Quote:
|
Originally Posted by jgannon
Use Ohm's law to figure out what size resistor you should put in the circuit. I assume that the LED wants 10mA, and the drop over the LED is somewhere around 2.5V, leaving 3.5V for the resistor. Thus, you need a resistor that is 3.5/.01 = 350 ohms, which you would put in series with the LED. If you have actual ratings for the LED, I would suggest using those, but this should be a good enough approximation. Also, a word of advice from someone fairly involved in the calculator scene: be very careful when you're doing this.
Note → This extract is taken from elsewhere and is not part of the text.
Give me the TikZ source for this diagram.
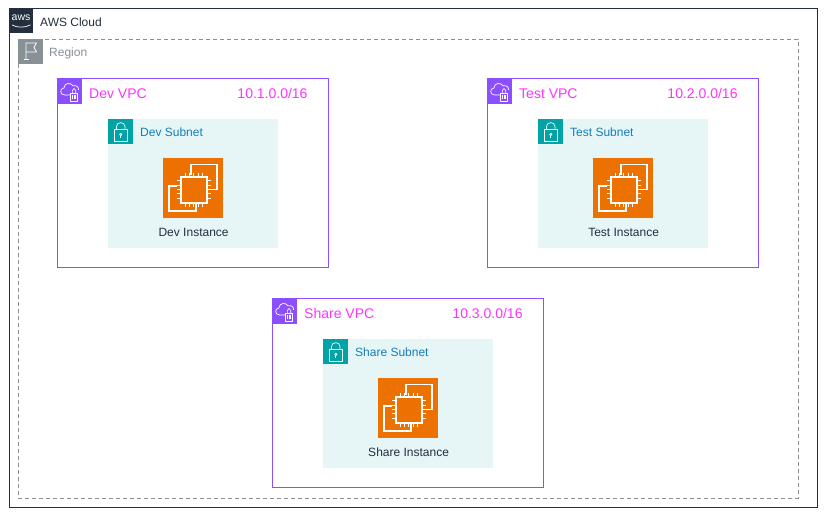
\documentclass[tikz,border=0pt]{standalone}
\usepackage{fontspec}
\setmainfont{Liberation Sans}
\usetikzlibrary{positioning}
\definecolor{CloudDark}{HTML}{232F3E}
\definecolor{RegionGrey}{HTML}{879196}
\definecolor{VpcPurple}{HTML}{8C4FFF}
\definecolor{VpcPink}{HTML}{FF33FF}
\definecolor{SubnetTeal}{HTML}{00A4A6}
\definecolor{SubnetFill}{HTML}{E6F6F7}
\definecolor{SubnetBlue}{HTML}{147EBA}
\definecolor{ChipOrange}{HTML}{ED7100}

\begin{document}
\begin{tikzpicture}[
    x=1pt, y=-1pt,
    font=\fontsize{12}{14}\selectfont,
    framebox/.style={inner sep=0pt, outer sep=0pt, anchor=north west},
    iconsq/.style={framebox, minimum width=25pt, minimum height=25pt},
    caption/.style={anchor=west, inner sep=0pt},
    vpcbox/.style={framebox, draw=VpcPurple, line width=0.9pt, minimum width=271pt, minimum height=189pt},
    subnetbox/.style={framebox, fill=SubnetFill, minimum width=170pt, minimum height=129pt},
    glyph/.style={draw=white, line width=0.8pt, line join=round},
    chipline/.style={draw=white, line width=1.7pt},
]
\useasboundingbox (0,0) rectangle (826,517);
\fill[white] (0,0) rectangle (826,517);

\begin{scope}[yshift=0.1pt]
% ---- cloud and region ----
\node[framebox, draw=CloudDark, line width=1pt, minimum width=808pt, minimum height=499pt] (cloud) at (9,9) {};
\node[iconsq, fill=CloudDark, minimum width=24pt, minimum height=24pt] (cloudicon) at (9,9) {};
\node[font=\fontsize{10.5}{11}\selectfont, text=white, inner sep=0pt] (awsmark) at (21,18) {aws};
\draw[white, line width=0.7pt] (12,25) .. controls (17,28) and (25,28) .. (30.5,25);
\node[caption, text=CloudDark, right=7pt of cloudicon, yshift=-1pt] (cloudlabel) {AWS Cloud};

\node[framebox, draw=RegionGrey, line width=0.7pt, dash pattern=on 4pt off 3pt, minimum width=780pt, minimum height=459pt] (region) at (18,39) {};
\node[iconsq, fill=RegionGrey] (regionicon) at (18,39) {};
\draw[glyph] (26,59.5) -- (26,43) -- (36.5,43) -- (34,47.5) -- (36.5,52) -- (26,52);
\draw[glyph] (23.5,59.5) -- (29,59.5);
\node[caption, text=RegionGrey, right=6pt of regionicon, yshift=-2pt] (regionlabel) {Region};

% ---- one vpc block per environment ----
\foreach \name/\cidr/\ox/\oy in {Dev/10.1.0.0/0/0, Test/10.2.0.0/430/0, Share/10.3.0.0/215/220} {
\begin{scope}[shift={(\ox,\oy)}]
    \node[vpcbox] (\name vpc) at (57,79) {};
    \node[iconsq, fill=VpcPurple] (\name vpcicon) at (57,79) {};
    % cloud with lock
    \draw[glyph, line width=0.7pt] (70,95) -- (64.5,95) .. controls (59.5,95) and (59.5,88.5) .. (64,88) .. controls (64,83) and (71,82) .. (73,86) .. controls (76,85) and (79,87) .. (78.5,90);
    \draw[glyph, line width=0.7pt] (70.5,93) rectangle (77.5,101);
    \draw[glyph, line width=0.6pt] (72.3,93) -- (72.3,90.5) .. controls (72.3,88) and (75.7,88) .. (75.7,90.5) -- (75.7,93);
    \draw[glyph, line width=0.6pt] (72.5,95) -- (72.5,99) (74,95) -- (74,99) (75.5,95) -- (75.5,99);
    \node[caption, text=VpcPink, font=\fontsize{14}{16}\selectfont, right=7pt of \name vpcicon, yshift=-2pt] (\name vpclabel) {\name{} VPC};
    \node[text=VpcPink, font=\fontsize{14}{16}\selectfont, inner sep=0pt] (\name cidr) at (272.5,93.5) {\cidr/16};

    \node[subnetbox] (\name subnet) at (108,119) {};
    \node[iconsq, fill=SubnetTeal] (\name subneticon) at (108,119) {};
    % padlock
    \draw[glyph, line width=0.7pt] (114,129.5) rectangle (127.5,141);
    \draw[glyph, line width=0.7pt] (116.5,129.5) -- (116.5,126.5) .. controls (116.5,121.5) and (125,121.5) .. (125,126.5) -- (125,129.5);
    \draw[glyph, line width=0.7pt] (120.8,134.5) circle (1.2pt);
    \draw[glyph, line width=0.7pt] (120.8,135.7) -- (120.8,138);
    \node[caption, text=SubnetBlue, right=7pt of \name subneticon, yshift=-1pt] (\name subnetlabel) {\name{} Subnet};

    \node[framebox, fill=ChipOrange, minimum width=60pt, minimum height=60pt] (\name chip) at (163,158) {};
    \begin{scope}[shift={(163,158)}]
        \draw[chipline] (27.7,16.7) -- (27.7,6.7) -- (53.7,6.7) -- (53.7,31.7) -- (45,31.7);
        \draw[chipline] (14.3,28) -- (6.3,28) -- (6.3,53) -- (32.7,53) -- (32.7,45);
        \draw[chipline] (18,19) rectangle (44,45);
        \foreach \p in {22,26.3,30.6,35,39.3} {
            \draw[white, line width=0.9pt] (\p,15) -- (\p,19) (\p,45) -- (\p,49);
        }
        \foreach \p in {23,27.3,31.6,36,40.3} {
            \draw[white, line width=0.9pt] (14,\p) -- (18,\p) (44,\p) -- (48,\p);
        }
    \end{scope}
    \node[text=CloudDark, inner sep=0pt, below=7pt of \name chip, xshift=0.6pt, yshift=-3pt] (\name instance) {\name{} Instance};
\end{scope}
}
\end{scope}
\end{tikzpicture}
\end{document}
The inside of graphing calculators is very delicate, and while you're trying to remove the adhesive foam between the screen and the circuit board, you may very well rip off the ribbon cable that connects the two, and there is no easy way to repair this. Once you get past that stage, removing the reflective backing from the screen is also a pain, and you'll never quite be able to get all of the adhesive off of the screen, so it will always look smeary. I gave up, and ended up buying a backlit TI-86 from someone who knew what he was doing. Nonetheless, good luck with your project. |
Okay, I understood around 80% of that, didn't quite extract what kind of resistor to use (please explain in newb-understandable terms). Also, when you say running it off 3.5v, do you mean altering the voltage with a regulator, or have I completely misconstrued what you were trying to tell me?
Pertaining to the delicacy of internal electronics: I have already cracked it open and examined it. I found a place to mount the led and run the fibers with a minimal of dremeling and wiring. Also, I plan on simply running the fibers up the back of the board and wrapping them around the front of the screen to get a nice front-lighting effect, since backlighting would require a lot more involved and breakage-likely operation.